On a day in which the focus of the investment community is likely to be primarily on Europe after news broke that the 17-member euro zone is putting in place some bold moves to tackle the region’s sovereign-debt problems, we also received another report on the U.S. economy.
At 8:30 A.M. (EDT), the U.S. Department of Commerce reported that personal income for the month of May rose 0.2%, while spending was unchanged from the prior month. The data were close to what economists were looking for the latest month.

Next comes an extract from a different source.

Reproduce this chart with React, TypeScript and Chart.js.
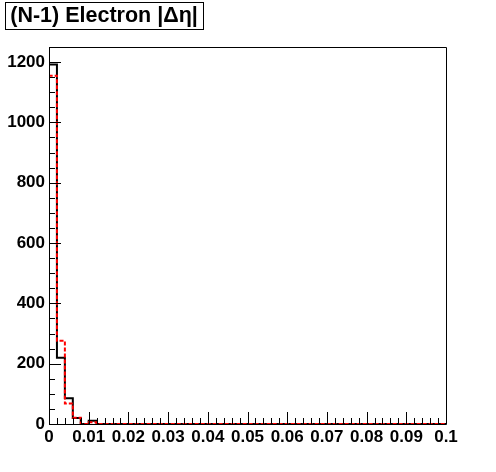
import React, { useEffect, useRef } from "react";
import { Chart, registerables } from "chart.js";

Chart.register(...registerables);

const TITLE = "(N-1) Electron |\u0394\u03b7|";
const BIN_WIDTH = 0.002;
const X_MIN = 0;
const X_MAX = 0.1;
const Y_MIN = 0;
const Y_MAX = 1250;

const xTickValues = [0, 0.01, 0.02, 0.03, 0.04, 0.05, 0.06, 0.07, 0.08, 0.09, 0.1];
const xTickLabels = ["0", "0.01", "0.02", "0.03", "0.04", "0.05", "0.06", "0.07", "0.08", "0.09", "0.1"];
const yTickValues = [0, 200, 400, 600, 800, 1000, 1200];
const yTickLabels = ["0", "200", "400", "600", "800", "1000", "1200"];

// 50 bins of width 0.002 from 0 to 0.1
const blackCounts = [
  1192, 220, 85, 20, 0, 11, 0, 0, 0, 0,
  0, 0, 0, 0, 0, 0, 0, 0, 0, 0,
  0, 0, 0, 0, 0, 0, 0, 0, 0, 0,
  0, 0, 0, 0, 0, 0, 0, 0, 0, 0,
  0, 0, 0, 0, 0, 0, 0, 0, 0, 0,
];
const redCounts = [
  1155, 276, 68, 21, 0, 6, 0, 0, 0, 0,
  0, 0, 0, 0, 0, 0, 0, 0, 0, 0,
  0, 0, 0, 0, 0, 0, 0, 0, 0, 0,
  0, 0, 0, 0, 0, 0, 0, 0, 0, 0,
  0, 0, 0, 0, 0, 0, 0, 0, 0, 0,
];

// Points at bin edges: value of bin i held from edge i to edge i+1
function stepPoints(counts: number[]) {
  const pts: { x: number; y: number }[] = [{ x: X_MIN, y: 0 }, { x: X_MIN, y: counts[0] }];
  counts.forEach((c, i) => {
    pts.push({ x: X_MIN + (i + 1) * BIN_WIDTH, y: c });
    if (i + 1 < counts.length) pts.push({ x: X_MIN + (i + 1) * BIN_WIDTH, y: counts[i + 1] });
  });
  pts.push({ x: X_MIN + counts.length * BIN_WIDTH, y: 0 });
  return pts;
}

const FONT = "'Liberation Sans', Arial, Helvetica, sans-serif";

const framePlugin = {
  id: "rootFrame",
  afterDraw(chart: any) {
    const { ctx, chartArea } = chart;
    const xs = chart.scales.x;
    const ys = chart.scales.y;
    const { left, right, top, bottom } = chartArea;
    ctx.save();
    ctx.strokeStyle = "#000";
    ctx.lineWidth = 1;
    ctx.beginPath();
    ctx.rect(Math.round(left) + 0.5, Math.round(top) + 0.5, Math.round(right - left), Math.round(bottom - top));
    ctx.stroke();
    // x ticks
    ctx.beginPath();
    const nx = Math.round((X_MAX - X_MIN) / BIN_WIDTH);
    for (let i = 0; i <= nx; i++) {
      const v = X_MIN + i * BIN_WIDTH;
      const px = Math.round(xs.getPixelForValue(v)) + 0.5;
      const len = i % 5 === 0 ? 12 : 6;
      ctx.moveTo(px, bottom);
      ctx.lineTo(px, bottom - len);
    }
    // y ticks
    for (let v = Y_MIN; v <= Y_MAX; v += 50) {
      const py = Math.round(ys.getPixelForValue(v)) + 0.5;
      const len = v % 200 === 0 ? 12 : 6;
      ctx.moveTo(left, py);
      ctx.lineTo(left + len, py);
    }
    ctx.stroke();
    // title box
    ctx.fillStyle = "#fff";
    ctx.fillRect(5, 2, 198, 27);
    ctx.strokeRect(5.5, 2.5, 198, 27);
    ctx.fillStyle = "#000";
    ctx.font = `bold 21.5px ${FONT}`;
    ctx.textAlign = "center";
    ctx.textBaseline = "middle";
    ctx.fillText(TITLE, 104, 16);
    ctx.restore();
  },
};

export default function App() {
  const ref = useRef<HTMLCanvasElement | null>(null);
  useEffect(() => {
    if (!ref.current) return;
    const chart = new Chart(ref.current, {
      type: "line",
      data: {
        datasets: [
          {
            label: "red",
            data: stepPoints(redCounts),
            borderColor: "#ff0000",
            borderWidth: 2,
            borderDash: [4, 2],
            pointRadius: 0,
            fill: false,
            order: 0,
          },
          {
            label: "black",
            data: stepPoints(blackCounts),
            borderColor: "#000000",
            borderWidth: 2,
            pointRadius: 0,
            fill: false,
            order: 1,
          },
        ],
      },
      options: {
        animation: false,
        responsive: false,
        maintainAspectRatio: false,
        layout: { padding: { left: 0, top: 47, right: 50, bottom: 0 } },
        plugins: { legend: { display: false }, tooltip: { enabled: false }, title: { display: false } },
        scales: {
          x: {
            type: "linear",
            min: X_MIN,
            max: X_MAX,
            border: { display: false },
            grid: { display: false, drawTicks: false },
            afterBuildTicks: (scale: any) => {
              scale.ticks = xTickValues.map((v) => ({ value: v }));
            },
            afterFit: (scale: any) => {
              scale.height = 48;
            },
            ticks: {
              autoSkip: false,
              maxRotation: 0,
              padding: 3,
              color: "#000",
              font: { family: FONT, size: 17, weight: "bold" },
              callback: (_v: any, i: number) => xTickLabels[i],
            },
          },
          y: {
            type: "linear",
            min: Y_MIN,
            max: Y_MAX,
            border: { display: false },
            grid: { display: false, drawTicks: false },
            afterBuildTicks: (scale: any) => {
              scale.ticks = yTickValues.map((v) => ({ value: v }));
            },
            afterFit: (scale: any) => {
              scale.width = 49;
            },
            ticks: {
              autoSkip: false,
              padding: 4,
              color: "#000",
              font: { family: FONT, size: 17, weight: "bold" },
              callback: (_v: any, i: number) => yTickLabels[i],
            },
          },
        },
      } as any,
      plugins: [framePlugin],
    });
    return () => chart.destroy();
  }, []);
  return (
    <div style={{ position: "fixed", left: 0, top: 0, width: 496, height: 472, background: "#fff" }}>
      <canvas ref={ref} width={496} height={472} style={{ width: 496, height: 472, display: "block" }} />
    </div>
  );
}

A closer examination, however, reveals that consumers were a bit hesitant to make purchases last month, especially with the sluggish job growth prospects here—the nation added a paltry 69,000 jobs last month—and the concerns about Europe. The latter worries, though, eased a bit after the aforementioned bold moves for the euro zone were announced. Still, personal spending was unchanged for the first time since November, 2011, and April consumer expenditures were revised to a gain of 0.1% from a previously reported 0.3% increase.
If the lack of spending on the part of shoppers and travelers were to continue it could have an adverse impact on the consumer segment, which accounts for roughly two-thirds of the nation’s economic output. This may well hurt some of the retailers that rely heavily on the all-important summer travel season to boost their annual revenues.
A positive from the latest report was that price increases continued to moderate in May. The pullback in oil prices, notwithstanding today’s sharp rise, is the primary reason for the moderation. Specifically, the closely watched core PCE index, which excludes the volatile energy and food components, grew only 0.1% sequentially in May, and the price index for personal consumption expenditures rose just 1.5% year-over-year in May, the smallest annual gain since January, 2011. The tame inflationary environment gives the Federal Reserve leeway to take monetary action, if it deemed necessary, to jump start the economy. The central bank right now is only committed to a continuation of its “Operation Twist” bond-buying program, designed to keep lending rates at historic lows.
At the time of this article’s writing, the author did not have positions in any of the companies mentioned.